Steven Berkoff has returned to the same stylised world he last visited in Dahling You Were Marvellous, but here the laughs are thin on the ground and the satire entirely insipid. Berkoff has decades of experience in the film industry, but you wouldn’t know it from watching 6 Actors.

Stocked with well-worn anecdotes and riven with bland observations and clichés, it lacks humour, insight and originality. The characters are thin and underdeveloped, spouting platitudes at every turn, and the observational humour is cringe-worthy. An extended pop at the ubiquity of Apple products sets the bar for cutting-edge satire depressingly low.

Problems are compounded by Berkoff’s decision to direct the action at such a heightened pitch. Characters shriek and groan a hair’s breadth from hysteria, the tone is relentlessly stagey and quickly becomes grating. Berkoff directs as if he has written a breakneck farce, but in reality he merely exposes us to a room of screeching, raving bores.

One scene in which the cast describe an encounter taking place outside of a window in immaculate detail would shame a first-time writer, and it’s hard to believe that the man who wrote East and Sink the Belgrano! could make so many elementary mistakes or attach his name (let alone his face, which adorns the posters in what now looks like vaunting hubris) to such a shambolic script.

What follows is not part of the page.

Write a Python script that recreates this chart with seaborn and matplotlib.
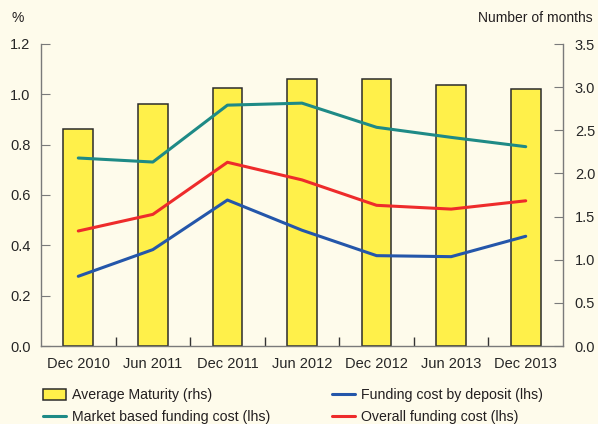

The cast suffer badly under this misdirection, with Neil Stuke coming off particularly poorly as cynic Brian. Stomping around the stage with great, quavering vowels, he is entirely unreal and utterly uninteresting. Andrée Bernard finds a few scattered laughs as a fragile and deluded diva, but it is only Philip Voss as elderly actor Charles that pins some humanity on proceedings. He got the best reception from a decidedly frosty opening night audience, with a performance that displays some of the nuance sorely lacking elsewhere.

The non-action is played out against a well-judged and attractive set by designer Nigel Hook, and though there are some strange inconsistencies in the level of naturalism (real mugs, plates and cutlery versus imagined food and mimed wine glasses) the production is slick and polished. The buck stops with Berkoff, however, who must shoulder the blame for a production unworthy of his skill and reputation. At times it almost feels like self-parody, and perhaps it is, but either way the joke is firmly on the audience.